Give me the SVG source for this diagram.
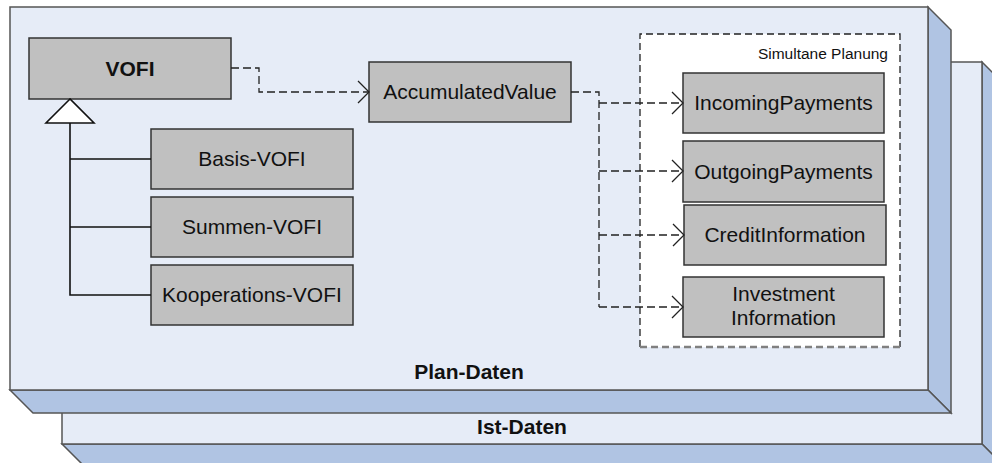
<svg xmlns="http://www.w3.org/2000/svg" width="992" height="463" viewBox="0 0 992 463">
<style>
.face{fill:#E6ECF7;stroke:#555;stroke-width:1.5}
.side{fill:#B0C4E3;stroke:#555;stroke-width:1.5;stroke-linejoin:miter}
.box{fill:#C0C0C0;stroke:#333;stroke-width:1.5}
.lbl{font-family:"Liberation Sans",Arial,sans-serif;font-size:21px;fill:#111;text-anchor:middle}
.bold{font-weight:bold}
.small{font-family:"Liberation Sans",Arial,sans-serif;font-size:15.5px;fill:#111;text-anchor:end}
.dep{fill:none;stroke:#222;stroke-width:1.3;stroke-dasharray:8 4}
.gen{fill:none;stroke:#111;stroke-width:1.6}
</style>
<defs>
<marker id="open" markerUnits="userSpaceOnUse" markerWidth="26" markerHeight="26" viewBox="-13 -13 26 26" refX="0" refY="0" orient="auto">
<path d="M-11,-11 L0,0 L-11,11" fill="none" stroke="#222" stroke-width="1.3" stroke-dasharray="none"/>
</marker>
</defs>

<g id="ist-daten">
<polygon class="side" points="982,62 1005,85 1005,467 982,444"/>
<polygon class="side" points="62,444 982,444 1005,467 85,467"/>
<rect class="face" x="62" y="62" width="920" height="382"/>
<text class="lbl bold" x="522" y="434">Ist-Daten</text>
</g>

<g id="plan-daten">
<polygon class="side" points="928,7 951,30 951,413 928,390"/>
<polygon class="side" points="10,390 928,390 951,413 33,413"/>
<rect class="face" x="10" y="7" width="918" height="383"/>
<text class="lbl bold" x="469" y="379">Plan-Daten</text>
</g>

<g id="simultane-planung">
<rect x="640" y="34" width="260" height="313" fill="#fff" stroke="none"/>
<path d="M640,347 V34 H900 V347" fill="none" stroke="#222" stroke-width="1.3" stroke-dasharray="7 4"/>
<path d="M640,347 H900" fill="none" stroke="#808080" stroke-width="2.5" stroke-dasharray="7 4"/>
<text class="small" x="888" y="59">Simultane Planung</text>
</g>

<g id="vofi">
<rect class="box" x="29" y="38" width="202" height="61"/>
<text class="lbl bold" x="130" y="76">VOFI</text>
</g>
<g id="basis-vofi">
<rect class="box" x="151" y="129" width="202" height="60"/>
<text class="lbl" x="252" y="166">Basis-VOFI</text>
</g>
<g id="summen-vofi">
<rect class="box" x="151" y="197" width="202" height="60"/>
<text class="lbl" x="252" y="234">Summen-VOFI</text>
</g>
<g id="kooperations-vofi">
<rect class="box" x="151" y="265" width="202" height="60"/>
<text class="lbl" x="252" y="302">Kooperations-VOFI</text>
</g>
<g id="accumulated-value">
<rect class="box" x="369" y="62" width="202" height="60"/>
<text class="lbl" x="470" y="99">AccumulatedValue</text>
</g>
<g id="incoming-payments">
<rect class="box" x="683" y="73" width="201" height="60"/>
<text class="lbl" x="783.5" y="110">IncomingPayments</text>
</g>
<g id="outgoing-payments">
<rect class="box" x="683" y="141" width="201" height="61"/>
<text class="lbl" x="783.5" y="179">OutgoingPayments</text>
</g>
<g id="credit-information">
<rect class="box" x="684" y="205" width="202" height="60"/>
<text class="lbl" x="785" y="242">CreditInformation</text>
</g>
<g id="investment-information">
<rect class="box" x="683" y="277" width="201" height="60"/>
<text class="lbl" x="783.5" y="301">Investment</text>
<text class="lbl" x="783.5" y="325">Information</text>
</g>

<g id="connectors">
<polygon points="70,99 46,123 94,123" fill="#fff" stroke="#111" stroke-width="1.6"/>
<path class="gen" d="M70,123 V295 H151 M70,159 H151 M70,227 H151"/>
<path class="dep" d="M231,68 H259 V92 H369" marker-end="url(#open)"/>
<path class="dep" d="M571,92 H599 V307"/>
<path class="dep" d="M599,103 H683" marker-end="url(#open)"/>
<path class="dep" d="M599,171 H683" marker-end="url(#open)"/>
<path class="dep" d="M599,235 H684" marker-end="url(#open)"/>
<path class="dep" d="M599,307 H683" marker-end="url(#open)"/>
</g>
</svg>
○ ○ ○ ○ ○
Aim
Transcribe the material as is, with images omitted.

Written response
Give me the SVG source for this diagram.
<svg xmlns="http://www.w3.org/2000/svg" width="992" height="463" viewBox="0 0 992 463">
<style>
.face{fill:#E6ECF7;stroke:#555;stroke-width:1.5}
.side{fill:#B0C4E3;stroke:#555;stroke-width:1.5;stroke-linejoin:miter}
.box{fill:#C0C0C0;stroke:#333;stroke-width:1.5}
.lbl{font-family:"Liberation Sans",Arial,sans-serif;font-size:21px;fill:#111;text-anchor:middle}
.bold{font-weight:bold}
.small{font-family:"Liberation Sans",Arial,sans-serif;font-size:15.5px;fill:#111;text-anchor:end}
.dep{fill:none;stroke:#222;stroke-width:1.3;stroke-dasharray:8 4}
.gen{fill:none;stroke:#111;stroke-width:1.6}
</style>
<defs>
<marker id="open" markerUnits="userSpaceOnUse" markerWidth="26" markerHeight="26" viewBox="-13 -13 26 26" refX="0" refY="0" orient="auto">
<path d="M-11,-11 L0,0 L-11,11" fill="none" stroke="#222" stroke-width="1.3" stroke-dasharray="none"/>
</marker>
</defs>

<g id="ist-daten">
<polygon class="side" points="982,62 1005,85 1005,467 982,444"/>
<polygon class="side" points="62,444 982,444 1005,467 85,467"/>
<rect class="face" x="62" y="62" width="920" height="382"/>
<text class="lbl bold" x="522" y="434">Ist-Daten</text>
</g>

<g id="plan-daten">
<polygon class="side" points="928,7 951,30 951,413 928,390"/>
<polygon class="side" points="10,390 928,390 951,413 33,413"/>
<rect class="face" x="10" y="7" width="918" height="383"/>
<text class="lbl bold" x="469" y="379">Plan-Daten</text>
</g>

<g id="simultane-planung">
<rect x="640" y="34" width="260" height="313" fill="#fff" stroke="none"/>
<path d="M640,347 V34 H900 V347" fill="none" stroke="#222" stroke-width="1.3" stroke-dasharray="7 4"/>
<path d="M640,347 H900" fill="none" stroke="#808080" stroke-width="2.5" stroke-dasharray="7 4"/>
<text class="small" x="888" y="59">Simultane Planung</text>
</g>

<g id="vofi">
<rect class="box" x="29" y="38" width="202" height="61"/>
<text class="lbl bold" x="130" y="76">VOFI</text>
</g>
<g id="basis-vofi">
<rect class="box" x="151" y="129" width="202" height="60"/>
<text class="lbl" x="252" y="166">Basis-VOFI</text>
</g>
<g id="summen-vofi">
<rect class="box" x="151" y="197" width="202" height="60"/>
<text class="lbl" x="252" y="234">Summen-VOFI</text>
</g>
<g id="kooperations-vofi">
<rect class="box" x="151" y="265" width="202" height="60"/>
<text class="lbl" x="252" y="302">Kooperations-VOFI</text>
</g>
<g id="accumulated-value">
<rect class="box" x="369" y="62" width="202" height="60"/>
<text class="lbl" x="470" y="99">AccumulatedValue</text>
</g>
<g id="incoming-payments">
<rect class="box" x="683" y="73" width="201" height="60"/>
<text class="lbl" x="783.5" y="110">IncomingPayments</text>
</g>
<g id="outgoing-payments">
<rect class="box" x="683" y="141" width="201" height="61"/>
<text class="lbl" x="783.5" y="179">OutgoingPayments</text>
</g>
<g id="credit-information">
<rect class="box" x="684" y="205" width="202" height="60"/>
<text class="lbl" x="785" y="242">CreditInformation</text>
</g>
<g id="investment-information">
<rect class="box" x="683" y="277" width="201" height="60"/>
<text class="lbl" x="783.5" y="301">Investment</text>
<text class="lbl" x="783.5" y="325">Information</text>
</g>

<g id="connectors">
<polygon points="70,99 46,123 94,123" fill="#fff" stroke="#111" stroke-width="1.6"/>
<path class="gen" d="M70,123 V295 H151 M70,159 H151 M70,227 H151"/>
<path class="dep" d="M231,68 H259 V92 H369" marker-end="url(#open)"/>
<path class="dep" d="M571,92 H599 V307"/>
<path class="dep" d="M599,103 H683" marker-end="url(#open)"/>
<path class="dep" d="M599,171 H683" marker-end="url(#open)"/>
<path class="dep" d="M599,235 H684" marker-end="url(#open)"/>
<path class="dep" d="M599,307 H683" marker-end="url(#open)"/>
</g>
</svg>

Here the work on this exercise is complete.